→ DATA EXCERPT
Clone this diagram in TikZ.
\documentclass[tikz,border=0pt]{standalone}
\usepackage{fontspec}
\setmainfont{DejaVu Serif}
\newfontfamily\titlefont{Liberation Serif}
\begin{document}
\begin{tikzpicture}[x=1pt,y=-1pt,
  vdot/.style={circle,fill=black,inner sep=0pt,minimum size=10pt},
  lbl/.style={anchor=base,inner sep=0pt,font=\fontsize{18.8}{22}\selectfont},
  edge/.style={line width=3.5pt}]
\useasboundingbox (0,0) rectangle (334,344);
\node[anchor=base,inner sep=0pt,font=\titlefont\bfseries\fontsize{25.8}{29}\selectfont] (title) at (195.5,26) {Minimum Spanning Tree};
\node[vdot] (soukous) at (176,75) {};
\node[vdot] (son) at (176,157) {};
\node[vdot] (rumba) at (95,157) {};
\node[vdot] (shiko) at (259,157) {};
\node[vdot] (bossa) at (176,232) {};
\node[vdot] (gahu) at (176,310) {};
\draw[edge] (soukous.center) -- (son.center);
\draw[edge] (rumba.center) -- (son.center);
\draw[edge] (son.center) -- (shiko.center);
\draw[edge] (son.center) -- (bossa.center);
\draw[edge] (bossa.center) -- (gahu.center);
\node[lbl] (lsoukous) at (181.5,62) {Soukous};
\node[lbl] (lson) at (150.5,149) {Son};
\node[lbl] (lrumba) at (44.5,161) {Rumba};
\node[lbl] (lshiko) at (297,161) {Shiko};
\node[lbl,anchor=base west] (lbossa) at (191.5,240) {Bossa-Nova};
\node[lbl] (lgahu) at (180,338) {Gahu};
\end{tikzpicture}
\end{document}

→ WRITTEN INSTRUCTION
Copy the material above, line for line.

→ RESPONSE FOR THIS EXERCISE
Clone this diagram in TikZ.
\documentclass[tikz,border=0pt]{standalone}
\usepackage{fontspec}
\setmainfont{DejaVu Serif}
\newfontfamily\titlefont{Liberation Serif}
\begin{document}
\begin{tikzpicture}[x=1pt,y=-1pt,
  vdot/.style={circle,fill=black,inner sep=0pt,minimum size=10pt},
  lbl/.style={anchor=base,inner sep=0pt,font=\fontsize{18.8}{22}\selectfont},
  edge/.style={line width=3.5pt}]
\useasboundingbox (0,0) rectangle (334,344);
\node[anchor=base,inner sep=0pt,font=\titlefont\bfseries\fontsize{25.8}{29}\selectfont] (title) at (195.5,26) {Minimum Spanning Tree};
\node[vdot] (soukous) at (176,75) {};
\node[vdot] (son) at (176,157) {};
\node[vdot] (rumba) at (95,157) {};
\node[vdot] (shiko) at (259,157) {};
\node[vdot] (bossa) at (176,232) {};
\node[vdot] (gahu) at (176,310) {};
\draw[edge] (soukous.center) -- (son.center);
\draw[edge] (rumba.center) -- (son.center);
\draw[edge] (son.center) -- (shiko.center);
\draw[edge] (son.center) -- (bossa.center);
\draw[edge] (bossa.center) -- (gahu.center);
\node[lbl] (lsoukous) at (181.5,62) {Soukous};
\node[lbl] (lson) at (150.5,149) {Son};
\node[lbl] (lrumba) at (44.5,161) {Rumba};
\node[lbl] (lshiko) at (297,161) {Shiko};
\node[lbl,anchor=base west] (lbossa) at (191.5,240) {Bossa-Nova};
\node[lbl] (lgahu) at (180,338) {Gahu};
\end{tikzpicture}
\end{document}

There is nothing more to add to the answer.